A story has no beginning or end; arbitrarily one chooses that moment of experience from which to look back or from which to look ahead.


I was watching Farewell, My Concubine last week and the thought occured to me  that a young Michael Jackson’s experience was probably not quite far removed from the young singer’s  training in the movie. I think the theft of innocence and childhood is the crime of the gravest, highest order. It’s enough to almost shift my opinion of the death penalty. But this is not what I’m writing about.

I’d been wanting to say something since his passing, but what can be said that hasn’t already been said? And yet, Michael’s effect upon my life is far too deeply impressed upon and inside of  me to just say nothing.

Writers and artists, almost in jest,  mention meeting “their people”, but in 1983, after reading this story in Rolling Stone, I knew I’d met mine.  My person.
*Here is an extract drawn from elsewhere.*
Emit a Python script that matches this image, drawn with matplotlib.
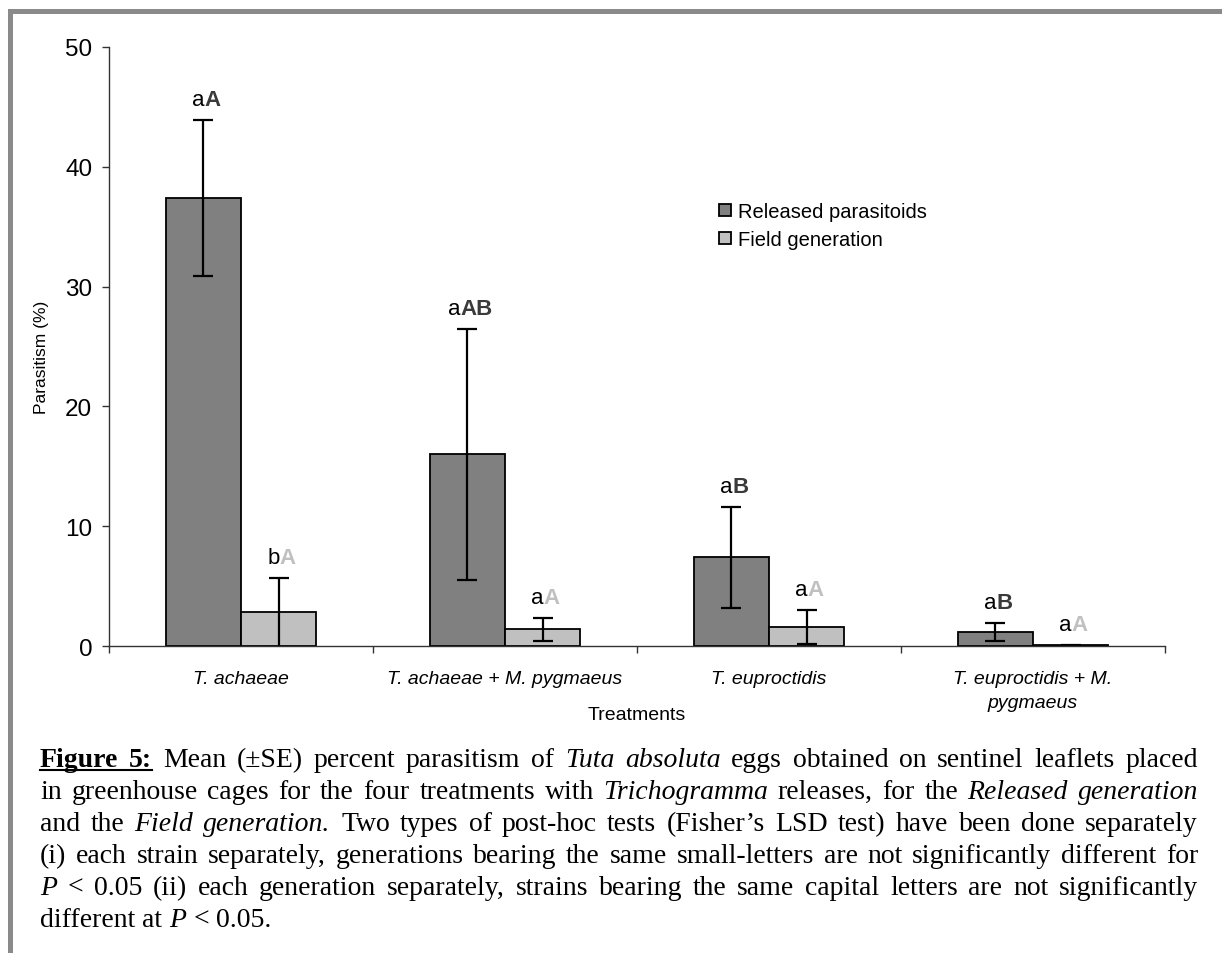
import matplotlib
matplotlib.use("Agg")
import matplotlib.pyplot as plt
import numpy as np
from matplotlib.offsetbox import TextArea, HPacker, AnnotationBbox
from matplotlib.patches import Rectangle
from matplotlib.lines import Line2D

plt.rcParams["font.family"] = ["Liberation Sans", "DejaVu Sans"]

# data
treatments = ["T. achaeae", "T. achaeae + M. pygmaeus", "T. euproctidis",
              "T. euproctidis + M.\npygmaeus"]
released = [37.4, 16.0, 7.4, 1.2]
released_se = [6.5, 10.5, 4.2, 0.75]
field = [2.8, 1.4, 1.6, 0.05]
field_se = [2.9, 0.95, 1.4, 0.05]
released_small = ["a", "a", "a", "a"]
released_caps = ["A", "AB", "B", "B"]
field_small = ["b", "a", "a", "a"]
field_caps = ["A", "A", "A", "A"]
series_names = ["Released parasitoids", "Field generation"]

caption = [
    [("Figure 5:", "bu"), ("Mean (±SE) percent parasitism of", "n"), ("Tuta absoluta", "i"),
     ("eggs obtained on sentinel leaflets placed", "n")],
    [("in greenhouse cages for the four treatments with", "n"), ("Trichogramma", "i"),
     ("releases, for the", "n"), ("Released generation", "i")],
    [("and the", "n"), ("Field generation.", "i"),
     ("Two types of post-hoc tests (Fisher’s LSD test) have been done separately", "n")],
    [("(i) each strain separately, generations bearing the same small-letters are not significantly different for", "n")],
    [("P", "i"), ("< 0.05 (ii) each generation separately, strains bearing the same capital letters are not significantly", "n")],
    [("different at", "n"), ("P", "i"), ("< 0.05.", "n")],
]

W, H = 1222, 954
fig = plt.figure(figsize=(W / 100, H / 100), dpi=100)


def fx(px):
    return px / W


def fy(py):
    return 1 - py / H


# gray frame of the document box
fig.patches.append(Rectangle((fx(8), fy(15)), 1 - fx(8), 5 / H, transform=fig.transFigure,
                             facecolor="#8a8a8a", edgecolor="none"))
fig.patches.append(Rectangle((fx(8), 0), 5 / W, fy(10), transform=fig.transFigure,
                             facecolor="#8a8a8a", edgecolor="none"))

ax = fig.add_axes([fx(109), fy(647), fx(1165) - fx(109), fy(48) - fy(647)])

x = np.arange(len(treatments))
w = 0.2857
ax.bar(x - w / 2, released, w, color="#808080", edgecolor="black", linewidth=1.3,
       label=series_names[0])
ax.bar(x + w / 2, field, w, color="#c0c0c0", edgecolor="black", linewidth=1.3,
       label=series_names[1])
ax.errorbar(x - w / 2, released, yerr=released_se, fmt="none", ecolor="black",
            elinewidth=1.6, capsize=7, capthick=1.6)
ax.errorbar(x + w / 2, field, yerr=field_se, fmt="none", ecolor="black",
            elinewidth=1.6, capsize=7, capthick=1.6)

# significance letters above the error bars
def letters(xpos, top, small, caps, capcolor):
    lo = TextArea(small, textprops=dict(fontsize=16, color="black"))
    hi = TextArea(caps, textprops=dict(fontsize=16, color=capcolor, fontweight="bold"))
    box = HPacker(children=[lo, hi], pad=0, sep=0, align="baseline")
    ab = AnnotationBbox(box, (xpos, top), xybox=(2, 7), boxcoords="offset points",
                        box_alignment=(0.5, 0), frameon=False, pad=0)
    ax.add_artist(ab)


for i in range(len(treatments)):
    letters(x[i] - w / 2, released[i] + released_se[i], released_small[i],
            released_caps[i], "#3a3a3a")
    letters(x[i] + w / 2, field[i] + field_se[i], field_small[i], field_caps[i], "#c0c0c0")

ax.set_xlim(-0.5, 3.5)
ax.set_ylim(0, 50)
ax.set_yticks(range(0, 51, 10))
ax.tick_params(axis="y", direction="out", length=5, width=1, labelsize=17.5, pad=7,
               color="#333333")
ax.set_xticks([-0.5, 0.5, 1.5, 2.5, 3.5])
ax.set_xticklabels([])
ax.tick_params(axis="x", which="major", direction="out", length=5, width=1, color="#333333")
ax.set_xticks(x, minor=True)
ax.set_xticklabels(treatments, minor=True, fontsize=14, style="italic", linespacing=1.6)
ax.tick_params(axis="x", which="minor", length=0, pad=17)
for s in ["top", "right"]:
    ax.spines[s].set_visible(False)
for s in ["left", "bottom"]:
    ax.spines[s].set_color("#333333")
    ax.spines[s].set_linewidth(1)

ax.set_ylabel("Parasitism (%)", fontsize=12.5)
ax.yaxis.set_label_coords(-0.057, 0.484)
ax.set_xlabel("Treatments", fontsize=14)
ax.xaxis.set_label_coords(0.5, -0.100)

ax.legend(loc="upper left", bbox_to_anchor=(fx(719), fy(203)), bbox_transform=fig.transFigure,
          frameon=False, fontsize=14.5, handlelength=0.6, handleheight=0.6,
          handletextpad=0.35, labelspacing=0.45, borderpad=0, borderaxespad=0)

# caption, justified like the source document
left, right = 40, 1198
baselines = [767, 799, 831, 863, 895, 927]
renderer = fig.canvas.get_renderer()
styles = {"n": dict(), "i": dict(style="italic"), "bu": dict(fontweight="bold")}
for li, line in enumerate(caption):
    words = []
    for chunk, st in line:
        for word in chunk.split():
            t = fig.text(0, fy(baselines[li]), word, fontsize=20, va="baseline",
                         family=["Liberation Serif", "DejaVu Serif"], **styles[st])
            words.append((t, st, t.get_window_extent(renderer).width))
    total = sum(wd for _, _, wd in words)
    if li < len(caption) - 1:
        gap = (right - left - total) / (len(words) - 1)
    else:
        gap = 7
    pos = left
    under = []
    for t, st, wd in words:
        t.set_x(fx(pos))
        if st == "bu":
            under.append((pos, pos + wd))
        pos += wd + gap
    if under:
        fig.lines.append(Line2D([fx(under[0][0]), fx(under[-1][1])],
                                [fy(baselines[li] + 4), fy(baselines[li] + 4)],
                                transform=fig.transFigure, color="black", linewidth=1.5))

fig.savefig("out.png", dpi=100)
Singular.  “He’s gonna be huge”, my mother remembers me telling her, then.  It was the little things, though. The smallness, the quiet world of a lonely soul with a taste for enchantment. Magic is a word I frequently employ when I’m at a loss to describe the undescribable. Can’t find it in a Harry Potter book. Or in special effects, or hocus-pocus. For me, it reveals itself in the very quiet places, in small things…in the bond between humans and animals (because talking is so overrated). In art and creation. Ideas and forms crisscrossing, germinating, and becoming. In nature. And in the small spaces of kinship that form between two people; silent, unspoken communions which run somewhere between the carnal and the spiritual.

Michael in those times was  exciting, but shy.  His showmanship flashy, over the top, ever expanding….the videos got bigger and bigger—but it was all rooted in origins of simpler times that ran the gamut from the classic innovations of Chaplin and Buster Keaton, to Jackie Wilson to Sammy Davis Jr.  to James Brown and other points in between.  Cartoons and Motown.  Campiness and Horror movies. In the icons of the silver screen and in the choreography of Broadway.
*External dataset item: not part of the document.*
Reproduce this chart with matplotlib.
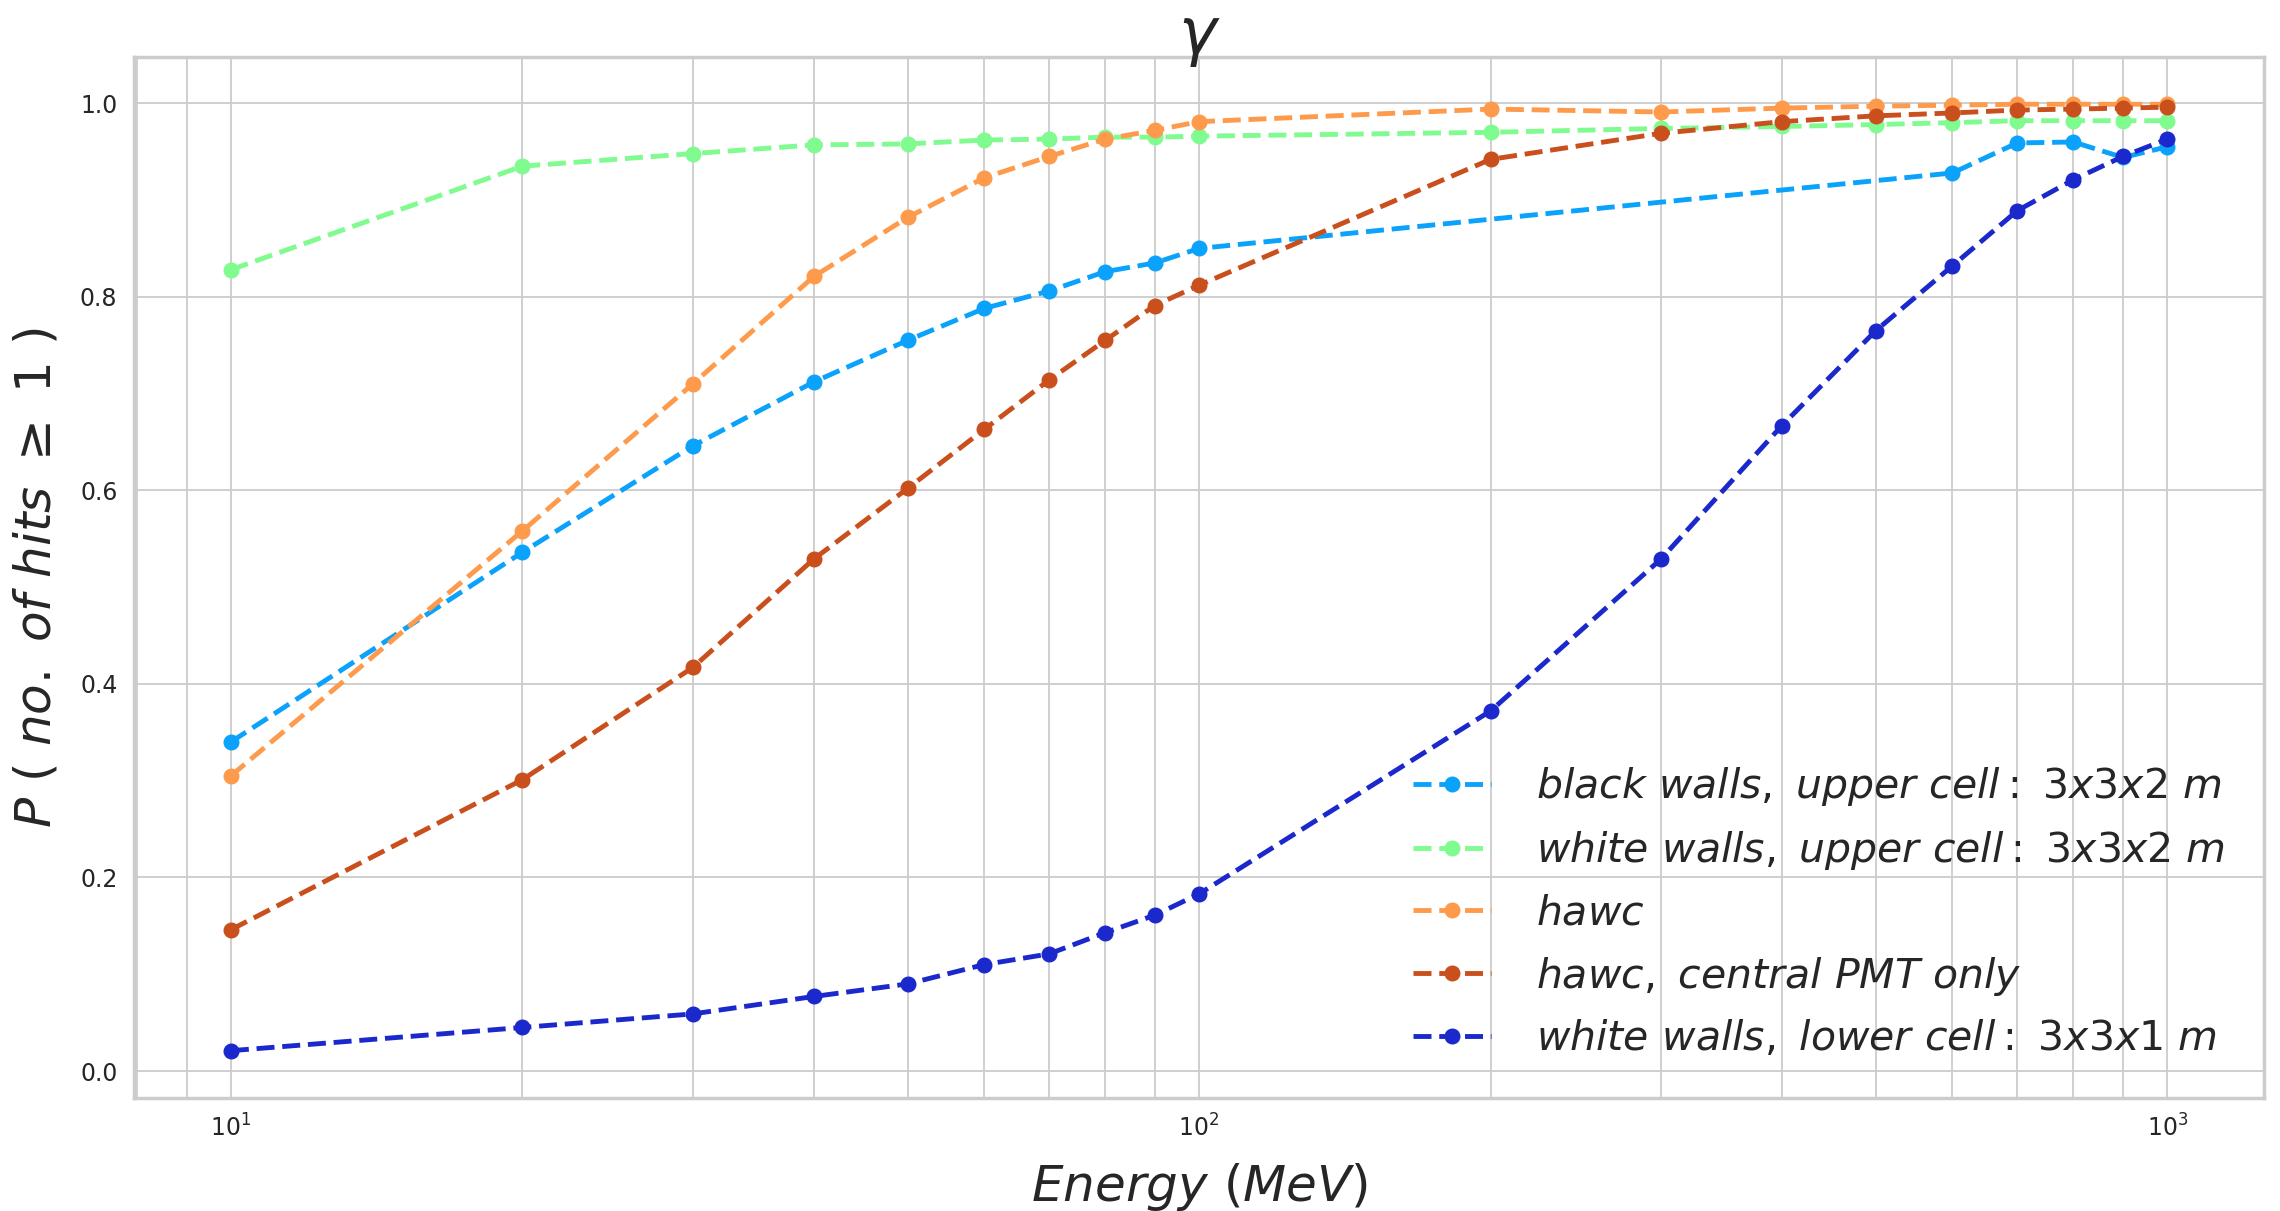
import matplotlib
matplotlib.use("Agg")
import matplotlib.pyplot as plt
import seaborn as sns

# =========================
# DATA
# =========================
energy_all = [10, 20, 30, 40, 50, 60, 70, 80, 90, 100,
              200, 300, 400, 500, 600, 700, 800, 900, 1000]
energy_black = [10, 20, 30, 40, 50, 60, 70, 80, 90, 100,
                600, 700, 800, 900, 1000]

p_black_upper = [0.340, 0.536, 0.646, 0.712, 0.755, 0.788, 0.806, 0.826, 0.835, 0.850,
                 0.928, 0.959, 0.960, 0.944, 0.955]
p_white_upper = [0.828, 0.935, 0.948, 0.957, 0.958, 0.962, 0.963, 0.965, 0.965, 0.966,
                 0.970, 0.974, 0.976, 0.978, 0.980, 0.982, 0.982, 0.982, 0.982]
p_hawc = [0.305, 0.558, 0.710, 0.821, 0.882, 0.923, 0.945, 0.963, 0.972, 0.981,
          0.994, 0.991, 0.995, 0.997, 0.998, 0.999, 0.999, 0.999, 0.999]
p_hawc_central = [0.146, 0.301, 0.417, 0.529, 0.602, 0.663, 0.714, 0.755, 0.791, 0.812,
                  0.942, 0.969, 0.981, 0.987, 0.990, 0.993, 0.994, 0.995, 0.996]
p_white_lower = [0.021, 0.045, 0.059, 0.077, 0.090, 0.110, 0.121, 0.143, 0.161, 0.183,
                 0.372, 0.529, 0.667, 0.765, 0.832, 0.889, 0.921, 0.945, 0.963]

labels = [
    r"$black\ walls,\ upper\ cell:\ 3x3x2\ m$",
    r"$white\ walls,\ upper\ cell:\ 3x3x2\ m$",
    r"$hawc$",
    r"$hawc,\ central\ PMT\ only$",
    r"$white\ walls,\ lower\ cell:\ 3x3x1\ m$",
]
colors = ["#0ba2fb", "#80fb90", "#fe9a4b", "#c94f1d", "#1b28cc"]

# =========================
# PLOT
# =========================
sns.set_style("whitegrid")

fig = plt.figure(figsize=(22.8, 12.11), dpi=100)
ax = fig.add_axes([0.0588, 0.0933, 0.9342, 0.8597])

series = [
    (energy_black, p_black_upper),
    (energy_all, p_white_upper),
    (energy_all, p_hawc),
    (energy_all, p_hawc_central),
    (energy_all, p_white_lower),
]
for (x, y), lab, col in zip(series, labels, colors):
    ax.plot(x, y, linestyle="--", marker="o", color=col, linewidth=3.5,
            markersize=10.5, label=lab)

ax.set_xscale("log")
ax.grid(True, which="both", color="#cccccc", linewidth=1.3)
for sp in ax.spines.values():
    sp.set_color("#cccccc")
    sp.set_linewidth(2.5)

ax.tick_params(axis="both", which="major", labelsize=17, length=0, pad=12)
ax.tick_params(axis="x", which="minor", length=0)

ax.set_title(r"$\gamma$", fontsize=46, pad=2)
ax.set_xlabel(r"$Energy\ (MeV)$", fontsize=36, labelpad=14)
ax.set_ylabel(r"$P\ (\ no.\ of\ hits\ \geq\ 1\ )$", fontsize=36, labelpad=14)

ax.legend(loc="lower right", fontsize=29.5, frameon=False,
          borderaxespad=0.55, labelspacing=0.52, handletextpad=1.1,
          handlelength=1.9)

plt.savefig("out.png", dpi=100)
In that time, boys fascinated me. Boys frightened me.  Sex fascinated me.  Sex frightened me.  My talents held me strongly and so much was expected of me because of them, that instead of inspiring and motivating me, I’d run, run, run away from them again and again the first chance I got, until finally, I realized that without art and words, I was unknown to myself.

Michael was attractive, but safe. Male, but with a soft, high voice. I liked his voice. People made fun of his speaking voice, but it fit in just fine with his personality; with his art. He was a singer, after all. A soft high voice is much more disconcerting coming from a big man like Mike Tyson.
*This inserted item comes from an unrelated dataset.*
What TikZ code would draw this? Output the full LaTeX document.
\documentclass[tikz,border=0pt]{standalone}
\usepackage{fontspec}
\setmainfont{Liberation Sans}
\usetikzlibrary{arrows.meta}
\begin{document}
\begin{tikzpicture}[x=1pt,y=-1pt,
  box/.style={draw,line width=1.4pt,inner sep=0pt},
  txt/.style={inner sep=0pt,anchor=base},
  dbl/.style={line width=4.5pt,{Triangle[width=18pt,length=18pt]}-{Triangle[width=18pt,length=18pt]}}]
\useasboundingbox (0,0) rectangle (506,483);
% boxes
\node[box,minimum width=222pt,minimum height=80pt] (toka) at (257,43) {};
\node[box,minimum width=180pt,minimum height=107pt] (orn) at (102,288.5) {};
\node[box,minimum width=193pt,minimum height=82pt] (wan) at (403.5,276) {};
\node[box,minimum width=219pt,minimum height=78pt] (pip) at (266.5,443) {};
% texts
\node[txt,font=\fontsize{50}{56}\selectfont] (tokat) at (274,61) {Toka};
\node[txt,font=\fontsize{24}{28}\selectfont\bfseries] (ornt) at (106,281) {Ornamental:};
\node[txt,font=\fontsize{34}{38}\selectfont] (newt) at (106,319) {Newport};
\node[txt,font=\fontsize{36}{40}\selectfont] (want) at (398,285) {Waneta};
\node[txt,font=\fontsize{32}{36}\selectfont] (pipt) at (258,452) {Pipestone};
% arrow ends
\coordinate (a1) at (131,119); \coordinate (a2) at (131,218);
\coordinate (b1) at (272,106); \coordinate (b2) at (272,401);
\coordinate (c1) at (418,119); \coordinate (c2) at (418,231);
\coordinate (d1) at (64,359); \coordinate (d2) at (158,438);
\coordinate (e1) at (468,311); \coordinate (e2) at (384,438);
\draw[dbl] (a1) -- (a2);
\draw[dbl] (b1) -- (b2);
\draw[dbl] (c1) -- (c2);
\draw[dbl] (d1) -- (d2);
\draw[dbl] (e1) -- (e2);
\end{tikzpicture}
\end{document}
I’d glommed onto the music of Off the Wall, which still remains my favorite of his albums. Life ain’t so bad at all, if you live it off the wall…..  Yes. I still think that work most perfectly captures him…it’s a dancer’s work. It has its ballads, another strength. It’s playful. Thriller became a Michael that played too much to demographics. It wanted to be loved by many, which I guess Michael did, too. It was the beginning of things getting too big. When the videos featured casts of marching armies and giant statues of Michael, he lost me. Like many, when the publicity stunts got wierder and wierder, I edged away. And when he continued sharing a bed with little boys—whether innocently or not—I’d had it with him. Truth or fiction, fair or not, I couldn’t listen to the music without being creeped out.

I like This is It. I like seeing the artist and a process. In the end, I don’t think I or anyone could ever really know him, could ever perfectly capture what made Michael Jackson, Michael Jackson. I haven’t seen one tribute that does that. Perhaps Michael never completely knew the him in him. I don’t know. I do know that I’ve missed the way he made me feel, all those years ago. Magic.